Oh, it’s just a plain room for a rather plain woman. A good friend of mine recently gave me a collection of three Moleskin notebooks with a note attached that read: ‘For the room of one’s (your) own, however it must look.’ Of course, I did not say what I was thinking aloud; as to not sound ungrateful, but the thought crept back to me, in its shameless cowering state. For the other side – perhaps the vain or material side – wanted a room with a view. A room with proper lighting and comfort. One with all sorts of feminine objects and trinkets, like little porcelain deer, antique jewelry boxes, mason jars full of daffodils, or vintage photographs of women in swimming caps pinned to the wall. All the beautiful girls keep such things about their bedrooms, or I imagine they must have, and I cannot say that I do not envy them because I do.
The room that is my own is just a quiet bedroom, the same one I have lived in my entire life. It is where I carved my first love poems in the back of my closet, where I handwrote my first novel about a girl who kept turning blue because she was so sad. My whole twenty-three years I have, for some reason or another, retreated to this single space where I ceased to be myself, but another entity altogether, existing separately from the rest of the world. Seven months ago, I sat down with intention to begin my novel, the thing I would later labor over, obsessively and anxiously. No, I didn’t wake up every morning and open the window to let the sunshine in, I continue to write in the night, as I always have. In fact, the only real change I made was to prop a painting of blind Milton and his three daughters up next to my computer. There he sat, keeping me company, the man I loved, admired, revered. I required his presence, in whatever small way, to remind me that every night he would stay up, as well. In those lonely hours before dawn, he’d memorize line after line before his daughters awoke in the morning to document them. His whole life he waited to compose Paradise Lost; could you imagine waiting your whole life to do something, biding your time as a civil servant, only to be dealt a debilitating handicap such as blindness? What a cruel joke, what a sad fate. Still, though, he never faltered, as I am sure many others would have in his place. ‘No excuses,’ I recite to myself, at three in the morning when it is especially difficult to write a scene and when I want to delete everything and quit. I close my eyes and burrow into my head.
So then, a desk with a nice view is nothing when the view is often just inside of your mind. I never needed beautiful things, because all of the things I ever needed existed within me, invisible and hidden. All of my art, in its various forms, whether visual or otherwise, was just an attempt to bring my visions to the outside. One must begin with a rather plain room, I suppose, if they mean to color the void of it. When I open my eyes, I see what little I have accomplished. The walls and floors wait open armed for all of the possible fetus’ of ideas that have not yet been pushed out yet.

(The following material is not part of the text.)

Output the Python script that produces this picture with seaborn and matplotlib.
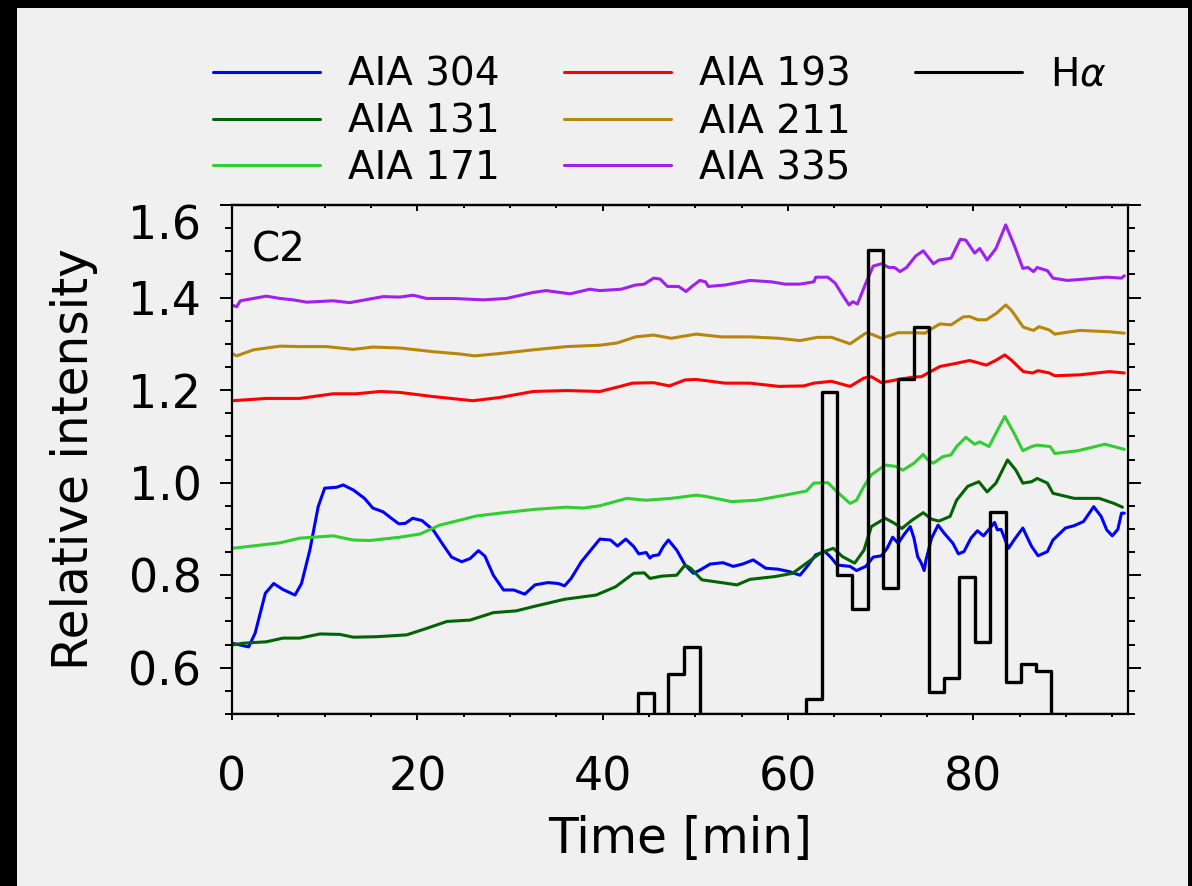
import numpy as np
import pandas as pd
import matplotlib
matplotlib.use("Agg")
import matplotlib.pyplot as plt
from matplotlib.patches import Rectangle
from matplotlib.lines import Line2D
from matplotlib.ticker import MultipleLocator, FormatStrFormatter
import seaborn as sns

# ---- light curves (time in minutes, relative intensity) ----
t_304 = [0, 1.8, 2.5, 3.6, 4.5, 5.5, 6.8, 7.5, 8.4, 9.3, 10.0, 11.3, 12.0, 13.1, 14.3, 15.2,
         16.3, 17.2, 18.0, 18.7, 19.5, 20.5, 21.7, 22.8, 23.7, 24.8, 25.7, 26.6, 27.3, 28.2,
         29.3, 30.4, 31.6, 32.7, 34.1, 35.2, 35.9, 36.6, 37.7, 38.8, 39.7, 40.85, 41.6, 42.5,
         43.35, 43.9, 44.7, 45.1, 45.4, 46.05, 46.55, 47.1, 48.0, 48.9, 49.8, 50.5, 51.6, 53.0,
         54.1, 55.1, 56.25, 57.6, 58.9, 60.1, 61.3, 62.0, 63.0, 64.0, 64.7, 65.3, 66.7, 67.4,
         68.4, 69.2, 70.1, 70.7, 71.3, 71.9, 72.5, 73.2, 73.6, 74.0, 74.4, 74.7, 74.9, 75.5,
         76.2, 76.85, 77.8, 78.4, 79.0, 79.75, 80.45, 81.1, 81.7, 82.3, 82.6, 83.0, 83.8, 84.4,
         84.8, 85.35, 85.7, 86.3, 87.0, 88.0, 88.6, 89.95, 90.9, 91.9, 93.0, 93.8, 94.4, 95.0,
         95.6, 96.0, 96.3]
i_304 = [0.653, 0.645, 0.675, 0.761, 0.782, 0.769, 0.757, 0.782, 0.854, 0.948, 0.988, 0.990,
         0.995, 0.984, 0.966, 0.945, 0.937, 0.923, 0.911, 0.912, 0.923, 0.918, 0.898, 0.865,
         0.839, 0.829, 0.836, 0.853, 0.841, 0.800, 0.768, 0.768, 0.759, 0.779, 0.784, 0.782,
         0.777, 0.793, 0.829, 0.856, 0.878, 0.876, 0.863, 0.878, 0.862, 0.846, 0.849, 0.837,
         0.842, 0.844, 0.862, 0.876, 0.854, 0.822, 0.804, 0.811, 0.824, 0.827, 0.819, 0.824,
         0.833, 0.815, 0.813, 0.808, 0.800, 0.817, 0.844, 0.851, 0.837, 0.822, 0.819, 0.810,
         0.819, 0.839, 0.842, 0.858, 0.882, 0.869, 0.887, 0.905, 0.880, 0.840, 0.826, 0.810,
         0.833, 0.880, 0.908, 0.891, 0.869, 0.846, 0.851, 0.880, 0.896, 0.885, 0.899, 0.914,
         0.898, 0.899, 0.858, 0.876, 0.887, 0.902, 0.887, 0.862, 0.842, 0.851, 0.876, 0.902,
         0.907, 0.916, 0.948, 0.927, 0.898, 0.885, 0.899, 0.934, 0.934]

t_131 = [0, 1.2, 3.7, 5.5, 7.3, 9.5, 11.65, 13.1, 15.6, 18.85, 21.0, 23.2, 25.7, 28.2, 30.7,
         32.5, 35.9, 39.3, 41.4, 43.35, 44.5, 45.1, 46.4, 48.0, 48.9, 49.5, 50.7, 52.8, 54.5,
         55.9, 58.6, 60.5, 62.0, 63.6, 64.9, 65.9, 67.2, 68.2, 69.0, 70.5, 71.5, 72.3, 73.4,
         74.6, 75.5, 76.3, 77.5, 78.2, 79.4, 80.6, 81.5, 82.45, 83.7, 84.6, 85.35, 86.3, 86.9,
         88.0, 88.6, 90.9, 93.6, 95.2, 96.1]
i_131 = [0.649, 0.653, 0.656, 0.664, 0.664, 0.673, 0.672, 0.666, 0.667, 0.671, 0.685, 0.700,
         0.703, 0.719, 0.723, 0.732, 0.748, 0.757, 0.775, 0.804, 0.805, 0.793, 0.798, 0.800,
         0.822, 0.815, 0.790, 0.784, 0.779, 0.791, 0.797, 0.804, 0.826, 0.849, 0.858, 0.840,
         0.826, 0.854, 0.905, 0.923, 0.912, 0.901, 0.919, 0.935, 0.921, 0.917, 0.927, 0.962,
         0.992, 1.002, 0.980, 0.999, 1.049, 1.027, 0.999, 1.002, 1.009, 0.999, 0.977, 0.966,
         0.966, 0.955, 0.947]

t_171 = [0, 5.2, 7.3, 10.9, 13.1, 14.9, 18.1, 20.3, 22.4, 26.4, 28.9, 32.5, 36.1, 37.9, 39.7,
         42.6, 44.7, 47.4, 50.1, 51.2, 53.9, 56.6, 59.7, 62.0, 62.8, 64.3, 65.1, 66.7, 67.4,
         68.2, 69.0, 70.5, 71.65, 72.4, 73.6, 74.6, 75.1, 75.7, 76.7, 77.6, 78.2, 79.2, 80.15,
         80.7, 81.7, 82.45, 83.4, 84.4, 85.35, 86.3, 86.9, 88.3, 88.8, 91.3, 94.2, 96.3]
i_171 = [0.858, 0.870, 0.880, 0.885, 0.876, 0.875, 0.882, 0.889, 0.908, 0.928, 0.934, 0.942,
         0.947, 0.945, 0.950, 0.966, 0.962, 0.966, 0.973, 0.970, 0.959, 0.962, 0.973, 0.982,
         0.999, 1.000, 0.984, 0.955, 0.962, 0.992, 1.017, 1.038, 1.035, 1.027, 1.042, 1.061,
         1.049, 1.042, 1.056, 1.060, 1.078, 1.098, 1.083, 1.088, 1.078, 1.107, 1.143, 1.107,
         1.069, 1.078, 1.081, 1.078, 1.063, 1.069, 1.083, 1.072]

t_193 = [0, 3.7, 7.3, 10.9, 13.4, 16.0, 18.1, 21.7, 26.0, 28.9, 32.5, 36.1, 39.7, 41.9, 43.2,
         45.5, 47.2, 48.9, 50.1, 51.3, 53.2, 55.9, 59.0, 61.7, 62.8, 64.7, 66.7, 68.2, 69.0,
         70.1, 71.9, 73.5, 74.4, 76.4, 78.2, 79.6, 80.7, 81.4, 82.5, 83.4, 84.1, 85.4, 86.4,
         87.0, 88.2, 88.8, 91.5, 94.7, 96.3]
i_193 = [1.177, 1.182, 1.182, 1.192, 1.192, 1.197, 1.195, 1.186, 1.177, 1.184, 1.197, 1.199,
         1.197, 1.208, 1.215, 1.216, 1.209, 1.222, 1.223, 1.220, 1.215, 1.215, 1.208, 1.209,
         1.215, 1.219, 1.208, 1.226, 1.229, 1.216, 1.223, 1.228, 1.229, 1.251, 1.258, 1.264,
         1.258, 1.254, 1.265, 1.276, 1.265, 1.240, 1.237, 1.242, 1.237, 1.231, 1.233, 1.240,
         1.237]

t_211 = [0, 0.5, 2.3, 5.2, 7.3, 10.2, 13.1, 15.2, 18.1, 21.7, 24.6, 26.2, 28.9, 32.5, 36.1,
         39.7, 41.6, 43.55, 45.5, 47.4, 50.1, 52.8, 55.9, 59.0, 61.3, 63.2, 64.7, 66.7, 68.4,
         69.0, 70.1, 71.9, 73.6, 74.8, 75.3, 76.4, 77.6, 78.9, 79.6, 80.5, 81.4, 82.5, 83.5,
         84.1, 85.4, 86.5, 87.1, 88.2, 88.8, 91.5, 94.7, 96.3]
i_211 = [1.279, 1.274, 1.287, 1.295, 1.294, 1.294, 1.288, 1.293, 1.291, 1.283, 1.278, 1.274,
         1.279, 1.287, 1.294, 1.297, 1.302, 1.315, 1.319, 1.312, 1.321, 1.315, 1.315, 1.312,
         1.307, 1.314, 1.314, 1.300, 1.323, 1.321, 1.312, 1.324, 1.324, 1.323, 1.330, 1.343,
         1.341, 1.358, 1.359, 1.352, 1.352, 1.366, 1.384, 1.373, 1.336, 1.329, 1.337, 1.330,
         1.321, 1.329, 1.326, 1.323]

t_335 = [0, 0.5, 0.9, 3.7, 5.2, 6.6, 8.05, 10.9, 12.7, 16.3, 18.1, 19.55, 21.0, 23.9, 27.1,
         29.6, 32.5, 33.9, 36.5, 38.6, 39.7, 42.0, 43.55, 44.5, 45.5, 46.2, 47.0, 48.2, 49.0,
         49.7, 50.5, 51.1, 51.4, 53.2, 55.9, 58.2, 59.7, 61.3, 62.8, 63.0, 64.3, 65.1, 65.9,
         66.6, 67.0, 67.5, 68.4, 69.2, 70.1, 70.9, 71.5, 72.1, 72.8, 73.8, 74.6, 75.7, 76.3,
         77.6, 78.6, 79.2, 80.15, 80.7, 81.5, 82.45, 83.5, 84.4, 85.35, 85.9, 86.5, 86.9, 88.0,
         88.6, 90.15, 92.1, 94.4, 96.0, 96.3]
i_335 = [1.384, 1.380, 1.393, 1.403, 1.398, 1.395, 1.390, 1.393, 1.389, 1.402, 1.401, 1.405,
         1.398, 1.398, 1.395, 1.398, 1.411, 1.415, 1.408, 1.418, 1.415, 1.418, 1.427, 1.429,
         1.442, 1.440, 1.424, 1.424, 1.413, 1.425, 1.437, 1.434, 1.424, 1.427, 1.437, 1.434,
         1.429, 1.429, 1.434, 1.444, 1.444, 1.431, 1.405, 1.384, 1.391, 1.386, 1.431, 1.468,
         1.473, 1.465, 1.465, 1.456, 1.465, 1.490, 1.501, 1.473, 1.481, 1.485, 1.526, 1.524,
         1.496, 1.506, 1.481, 1.506, 1.557, 1.514, 1.463, 1.465, 1.456, 1.465, 1.458, 1.442,
         1.437, 1.440, 1.444, 1.442, 1.447]

# H-alpha binned intensity: bin edges and the value held in each bin
ha_edges = [0, 43.8, 45.5, 47.1, 48.75, 50.5, 62.0, 63.65, 65.3, 66.9, 68.6, 70.25, 71.9,
            73.6, 75.2, 76.85, 78.5, 80.15, 81.8, 83.5, 85.1, 86.75, 88.4, 96.7]
ha_vals = [0.5, 0.545, 0.5, 0.586, 0.645, 0.5, 0.532, 1.196, 0.800, 0.727, 1.503, 0.772,
           1.223, 1.337, 0.547, 0.577, 0.795, 0.655, 0.936, 0.570, 0.607, 0.593, 0.5]

series = [
    ("AIA 304", t_304, i_304, "#0000ff"),
    ("AIA 131", t_131, i_131, "#006400"),
    ("AIA 171", t_171, i_171, "#32cd32"),
    ("AIA 193", t_193, i_193, "#ff0000"),
    ("AIA 211", t_211, i_211, "#b8860b"),
    ("AIA 335", t_335, i_335, "#a020f0"),
]

sns.set_style("ticks")
plt.rcParams["font.family"] = ["DejaVu Sans"]
plt.rcParams["mathtext.fontset"] = "dejavusans"
plt.rcParams["lines.linewidth"] = 2.2
for key in ("text.color", "axes.labelcolor", "xtick.color", "ytick.color", "axes.edgecolor"):
    plt.rcParams[key] = "black"

BG = "#f0f0f0"
W, H = 1192, 886
fig = plt.figure(figsize=(W / 100, H / 100), dpi=100)
fig.patch.set_facecolor("black")
fig.add_artist(Rectangle((17 / W, 0), (W - 21) / W, (H - 8) / H, transform=fig.transFigure,
                         facecolor=BG, edgecolor="none", zorder=-10))

ax = fig.add_axes([232 / W, 1 - 714 / H, (1128 - 232) / W, (714 - 205) / H])
ax.set_facecolor("none")

LW = 2.2
for name, tt, vv, col in series:
    df = pd.DataFrame({"time": tt, "intensity": vv})
    sns.lineplot(data=df, x="time", y="intensity", ax=ax, color=col, linewidth=LW,
                 estimator=None, legend=False, label=name)

ha_df = pd.DataFrame({"time": ha_edges, "intensity": ha_vals + [ha_vals[-1]]})
sns.lineplot(data=ha_df, x="time", y="intensity", ax=ax, color="black", linewidth=2.4,
             drawstyle="steps-post", estimator=None, legend=False, label=r"H$\alpha$")

# make sure every curve carries the intended stroke width
for ln in ax.get_lines():
    ln.set_linewidth(2.4 if ln.get_color() == "black" else LW)

ax.set_xlim(0, 96.7)
ax.set_ylim(0.5, 1.6)

for sp in ax.spines.values():
    sp.set_visible(True)
    sp.set_linewidth(1.6)
    sp.set_color("black")

ax.xaxis.set_major_locator(MultipleLocator(20))
ax.xaxis.set_minor_locator(MultipleLocator(5))
ax.yaxis.set_major_locator(MultipleLocator(0.2))
ax.yaxis.set_minor_locator(MultipleLocator(0.05))
ax.xaxis.set_major_formatter(FormatStrFormatter("%d"))
ax.yaxis.set_major_formatter(FormatStrFormatter("%.1f"))

ax.tick_params(axis="x", which="major", direction="out", length=4, width=1.4,
               labelsize=33, pad=26, top=False, colors="black")
ax.tick_params(axis="x", which="minor", direction="out", length=2, width=1.4, top=False)
ax.tick_params(axis="y", which="major", direction="out", length=9, width=1.4,
               labelsize=33, pad=13, left=True, right=True, colors="black")
ax.tick_params(axis="y", which="minor", direction="out", length=5, width=1.4,
               left=True, right=True)

top = ax.secondary_xaxis("top")
top.xaxis.set_major_locator(MultipleLocator(20))
top.xaxis.set_minor_locator(MultipleLocator(5))
top.tick_params(which="major", direction="in", length=4, width=1.4, labeltop=False)
top.tick_params(which="minor", direction="in", length=2, width=1.4)
top.spines["top"].set_linewidth(1.6)

fig.canvas.draw()
for lbl in ax.get_yticklabels():
    if lbl.get_text() == "1.6":
        lbl.set_verticalalignment("top")

ax.set_xlabel("Time [min]", fontsize=35, labelpad=10, color="black")
ax.set_ylabel("Relative intensity", fontsize=35, labelpad=22, color="black")

ax.text(20 / 896, (714 - 262) / 509, "C2", transform=ax.transAxes, fontsize=29,
        va="baseline", ha="left", color="black")

handles, labels = ax.get_legend_handles_labels()
blank = Line2D([], [], color="none")
leg_handles = handles + [blank, blank]
leg_labels = labels + ["", ""]
leg = fig.legend(leg_handles, leg_labels, ncol=3, loc="upper left",
                 bbox_to_anchor=(213 / W, 1 - 56 / H), frameon=False, fontsize=28,
                 handlelength=2.75, handletextpad=0.72, columnspacing=1.65,
                 labelspacing=0.22, borderpad=0, borderaxespad=0)
for txt in leg.get_texts():
    txt.set_color("black")
for ln in leg.get_lines():
    ln.set_linewidth(2.2)

fig.savefig("out.png", dpi=100, facecolor=fig.get_facecolor())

Virginia Woolf’s ghost surely must haunt a lot of rooms, the rooms of young writers slouching over their notebooks or keyboards or typewriters, and she must smile at their concentration. After all, the point she was making was not that one must have a necessarily visually appealing room, but that one just simply have a room to begin with.
Plain rooms for plain people, I have learned, are suitable as long as those people can write something that bursts out of the room and transcends it, hovers overhead like a prayer from the lips of the old blind Milton to his single dove, the Muse.